I am Linda and along with my husband Richard and our dog Muffin we enjoy our summers on the UK's canal system

Sunday, 31 May 2015

Outer Banks - Sunday 31st May

Friday
Even though I have been to Raleigh many times when I worked for IBM I really don't know it at all.  Mind you Kathryn has lived in the area for 28 years and hadn't really explored the area either.  So we chose to visit two heritage sites.  The first one was the Joel Lane house which was built in 1769 and is the oldest dwelling in Wake County.  In the late 1760s, Lane settled at Wake Cross Roads and he and his house played a key role in North Carolina’s transition from colony to state and in the establishment of Raleigh as the state capital. The plantation manor stood on a small hill, overlooking the future site of Raleigh. Lane owned thousands of acres, which enabled him to be influential in politics and was directly involved in the decision to locate the permanent capital of the state in Wake County. In 1792, the legislature authorized the purchase of 1,000 acres of his land upon which to establish the city of “Raleigh” as the new center of state government.  The house to the Americans is old and our guide recognised the fact that we have a "bit" more history!!  I think the photos give a good idea of what we saw!

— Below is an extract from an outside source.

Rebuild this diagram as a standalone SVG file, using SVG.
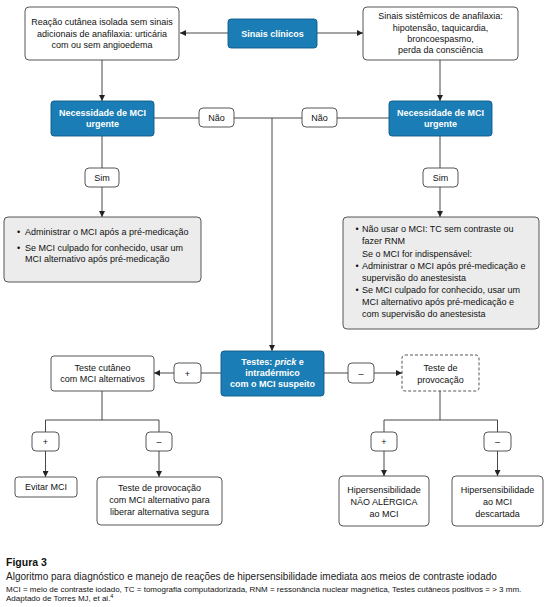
<svg xmlns="http://www.w3.org/2000/svg" width="550" height="607" viewBox="0 0 550 607">
<defs>
<marker id="ah" viewBox="0 0 10 10" refX="10" refY="5" markerWidth="6" markerHeight="6" markerUnits="userSpaceOnUse" orient="auto"><path d="M0,0 L10,5 L0,10 z" fill="#222"/></marker>
<style>
text{font-family:"Liberation Sans",Arial,sans-serif;font-size:9px;fill:#111}
.c{text-anchor:middle}
.w{fill:#fff;font-weight:bold}
.box{fill:#fff;stroke:#444;stroke-width:0.9}
.blue{fill:#1a7db5;stroke:#0d5a86;stroke-width:0.9}
.gray{fill:#ececec;stroke:#444;stroke-width:0.9}
.dash{fill:#fff;stroke:#444;stroke-width:0.9;stroke-dasharray:3,2}
.lbl{fill:#fff;stroke:#444;stroke-width:0.9}
.ln{fill:none;stroke:#333;stroke-width:0.9}
.ar{fill:none;stroke:#333;stroke-width:0.9;marker-end:url(#ah)}
</style>
</defs>
<rect width="550" height="607" fill="#fff"/>

<g id="connectors">
<line class="ar" x1="228" y1="33" x2="180" y2="33"/>
<line class="ar" x1="317" y1="33" x2="363" y2="33"/>
<line class="ar" x1="102" y1="60" x2="102" y2="101"/>
<line class="ar" x1="440" y1="60" x2="440" y2="101"/>
<line class="ln" x1="154" y1="118" x2="389" y2="118"/>
<line class="ar" x1="272" y1="118" x2="272" y2="351"/>
<line class="ln" x1="102" y1="136" x2="102" y2="168"/>
<line class="ar" x1="102" y1="187" x2="102" y2="217"/>
<line class="ln" x1="440" y1="136" x2="440" y2="168"/>
<line class="ar" x1="440" y1="187" x2="440" y2="217"/>
<line class="ln" x1="221" y1="373" x2="201" y2="373"/>
<line class="ar" x1="174" y1="373" x2="154" y2="373"/>
<line class="ln" x1="324" y1="373" x2="348" y2="373"/>
<line class="ar" x1="374" y1="373" x2="402" y2="373"/>
<polyline class="ln" points="102,391 102,420"/>
<polyline class="ln" points="45.5,432 45.5,420 159,420 159,432"/>
<line class="ar" x1="45.5" y1="451" x2="45.5" y2="477"/>
<line class="ar" x1="159" y1="451" x2="159" y2="477"/>
<polyline class="ln" points="440,391 440,420"/>
<polyline class="ln" points="384,432 384,420 497.5,420 497.5,432"/>
<line class="ar" x1="384" y1="451" x2="384" y2="476"/>
<line class="ar" x1="497.5" y1="451" x2="497.5" y2="476"/>
</g>

<g id="n-sinais">
<rect class="blue" x="228" y="19" width="89" height="29" rx="3"/>
<text class="c w" x="272.5" y="37">Sinais clínicos</text>
</g>
<g id="n-cutanea">
<rect class="box" x="25" y="7" width="154" height="53" rx="4"/>
<text class="c" x="102" y="25">Reação cutânea isolada sem sinais</text>
<text class="c" x="102" y="36.5">adicionais de anafilaxia: urticária</text>
<text class="c" x="102" y="47.5">com ou sem angioedema</text>
</g>
<g id="n-sistemicos">
<rect class="box" x="363" y="7" width="155" height="53" rx="4"/>
<text class="c" x="440.5" y="19">Sinais sistêmicos de anafilaxia:</text>
<text class="c" x="440.5" y="30.5">hipotensão, taquicardia,</text>
<text class="c" x="440.5" y="42">broncoespasmo,</text>
<text class="c" x="440.5" y="53">perda da consciência</text>
</g>
<g id="n-urg-left">
<rect class="blue" x="51" y="101" width="103" height="35" rx="3"/>
<text class="c w" x="102.5" y="116">Necessidade de MCI</text>
<text class="c w" x="102.5" y="127">urgente</text>
</g>
<g id="n-urg-right">
<rect class="blue" x="389" y="101" width="103" height="35" rx="3"/>
<text class="c w" x="440.5" y="116">Necessidade de MCI</text>
<text class="c w" x="440.5" y="127">urgente</text>
</g>
<g id="l-nao-left">
<rect class="lbl" x="199" y="108" width="35" height="19" rx="4"/>
<text class="c" x="216.5" y="121">Não</text>
</g>
<g id="l-nao-right">
<rect class="lbl" x="302" y="108" width="35" height="19" rx="4"/>
<text class="c" x="319.5" y="121">Não</text>
</g>
<g id="l-sim-left">
<rect class="lbl" x="85" y="168" width="34" height="19" rx="4"/>
<text class="c" x="102" y="181">Sim</text>
</g>
<g id="l-sim-right">
<rect class="lbl" x="423" y="168" width="35" height="19" rx="4"/>
<text class="c" x="440.5" y="181">Sim</text>
</g>
<g id="n-admin-left">
<rect class="gray" x="4" y="217" width="197" height="65" rx="4"/>
<text x="17" y="235">•</text><text x="25" y="235">Administrar o MCI após a pré-medicação</text>
<text x="17" y="250.5">•</text><text x="25" y="250.5">Se MCI culpado for conhecido, usar um</text>
<text x="25" y="262">MCI alternativo após pré-medicação</text>
</g>
<g id="n-admin-right">
<rect class="gray" x="343" y="217" width="196" height="112" rx="4"/>
<text x="355.5" y="232">•</text><text x="362" y="232">Não usar o MCI: TC sem contraste ou</text>
<text x="362" y="244">fazer RNM</text>
<text x="362" y="257">Se o MCI for indispensável:</text>
<text x="355.5" y="269">•</text><text x="362" y="269">Administrar o MCI após pré-medicação e</text>
<text x="362" y="280.5">supervisão do anestesista</text>
<text x="355.5" y="293">•</text><text x="362" y="293">Se MCI culpado for conhecido, usar um</text>
<text x="362" y="305">MCI alternativo após pré-medicação e</text>
<text x="362" y="316.5">com supervisão do anestesista</text>
</g>
<g id="n-testes">
<rect class="blue" x="221" y="351" width="103" height="45" rx="3"/>
<text class="c w" x="272.5" y="365">Testes: <tspan font-style="italic">prick</tspan> e</text>
<text class="c w" x="272.5" y="376">intradérmico</text>
<text class="c w" x="272.5" y="387">com o MCI suspeito</text>
</g>
<g id="l-plus-mid">
<rect class="lbl" x="174" y="363" width="27" height="20" rx="4"/>
<text class="c" x="187.5" y="376.5">+</text>
</g>
<g id="l-minus-mid">
<rect class="lbl" x="348" y="363" width="26" height="20" rx="4"/>
<text class="c" x="361" y="376.5">–</text>
</g>
<g id="n-cutaneo">
<rect class="box" x="51" y="356" width="103" height="35" rx="3"/>
<text class="c" x="102.5" y="371">Teste cutâneo</text>
<text class="c" x="102.5" y="382">com MCI alternativos</text>
</g>
<g id="n-provoc">
<rect class="dash" x="402" y="355" width="77" height="36" rx="3"/>
<text class="c" x="440.5" y="371">Teste de</text>
<text class="c" x="440.5" y="383">provocação</text>
</g>
<g id="l-plus-l">
<rect class="lbl" x="32" y="432" width="27" height="19" rx="4"/>
<text class="c" x="45.5" y="445">+</text>
</g>
<g id="l-minus-l">
<rect class="lbl" x="146" y="432" width="26" height="19" rx="4"/>
<text class="c" x="159" y="445">–</text>
</g>
<g id="l-plus-r">
<rect class="lbl" x="371" y="432" width="26" height="19" rx="4"/>
<text class="c" x="384" y="445">+</text>
</g>
<g id="l-minus-r">
<rect class="lbl" x="484" y="432" width="27" height="19" rx="4"/>
<text class="c" x="497.5" y="445">–</text>
</g>
<g id="n-evitar">
<rect class="box" x="15" y="477" width="62" height="20" rx="3"/>
<text class="c" x="46" y="490">Evitar MCI</text>
</g>
<g id="n-provoc-alt">
<rect class="box" x="97" y="477" width="125" height="48" rx="4"/>
<text class="c" x="159.5" y="491">Teste de provocação</text>
<text class="c" x="159.5" y="503">com MCI alternativo para</text>
<text class="c" x="159.5" y="515">liberar alternativa segura</text>
</g>
<g id="n-nao-alergica">
<rect class="box" x="339" y="476" width="90" height="50" rx="4"/>
<text class="c" x="384" y="493">Hipersensibilidade</text>
<text class="c" x="384" y="505">NÃO ALÉRGICA</text>
<text class="c" x="384" y="516.5">ao MCI</text>
</g>
<g id="n-descartada">
<rect class="box" x="452" y="476" width="91" height="50" rx="4"/>
<text class="c" x="497.5" y="493">Hipersensibilidade</text>
<text class="c" x="497.5" y="505">ao MCI</text>
<text class="c" x="497.5" y="516.5">descartada</text>
</g>

<g id="caption">
<text x="6" y="566" style="font-size:10.5px;font-weight:bold">Figura 3</text>
<text x="6" y="580" style="font-size:10px;fill:#222">Algoritmo para diagnóstico e manejo de reações de hipersensibilidade imediata aos meios de contraste iodado</text>
<text x="6" y="591.5" style="font-size:8px">MCI = meio de contraste iodado, TC = tomografia computadorizada, RNM = ressonância nuclear magnética, Testes cutâneos positivos = &gt; 3 mm.</text>
<text x="6" y="601" style="font-size:8px">Adaptado de Torres MJ, et al.<tspan dy="-3" style="font-size:5.5px">4</tspan></text>
</g>
</svg>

After a very nice lunch we drove to the Mordecai House which is the oldest residence in Raleigh on its original foundation. Closely associated with the founding Lane family, the property is representative of the plantations that once dominated the local landscape. In recent years, the building has also come to symbolize public commitment to local historic preservation. At one time the house was the seat of one of the largest farms in Wake County, encompassing more than 5,000 acres. The oldest portion of the home was built about 1785 by Joel Lanr for his son Henry.  The house takes its name from Moses Mordecai, who twice married into the family of Henry Lane - first to daughter Margaret and after her death to her sister Ann. Before his death in 1824, Moses Mordecai hired William Nichols, then State Architect, to enlarge the original house. This addition is considered a significant work of Nichols, who had previously overseen the remodeling of the State House. In 1826, with the completion of the four new rooms, the Mordecai house was transformed into a Greek Revival mansion. The Mordecai family was prominent in local and state affairs.  Moses Mordecai had two sons, Henry and Jacob, and one daughter, Ellen, by his first wife and one daughter, Margaret, by his second. Henry was a prosperous planter at Mordecai House and served in the State Legislature. His daughter Margaret and her descendants owned and occupied Mordecai House until 1967.






In the grounds are some more historic buildings which have been moved there to save them.




From there we went to see Kathryn's god daughter, Mary Rose - who seemed very shy but I gather she isn't really!


In the evening we went, with Kathryn, to the 42nd Street Oyster Bar.  It's a place I used to visit with my customers every time I came to Raleigh and I was so pleased to see that it hasn't changed one little bit in 10 years.  Our meal was excellent as always 😃


Saturday 
Time to move on again - this time to the Outer Banks (OBX) with Maggie and Eddie, they had driven 13 hours (772.4 miles) from Florida!!  Us Brits just can't imagine driving that long can we? They picked us up and Eddie had the job of trying to get a quart into a pint with all our luggage.


We then drove 260 miles to OBX and had lunch.  It was soon time to check in to our beachside house on Hatteras Island and we are thrilled with it.  It has four bedrooms and three bathrooms plus two more loos!  Huge but we wanted it for its location and the living space.  This is our view


We were then treated to a lovely sunset




Sunday

We decided last night to have a quiet day today. So after a slow start we drove down to Hatteras and did some gifts type shopping then it was up to the supermarket for food shopping.  Back to Windscape (our house) for lunch then Richard and I walked or maybe that should be paddled across to  the little island we can see from the house.  The water was very hot near to the shore and warm where it got deeper - it only came to the tops of our legs.  We saw a Red Bellied Water Snake swimming around though I think he was more scared of us than we were of him!  Maggie took these photos from the veranda.





We had a barbecue in the evening which was scrummy.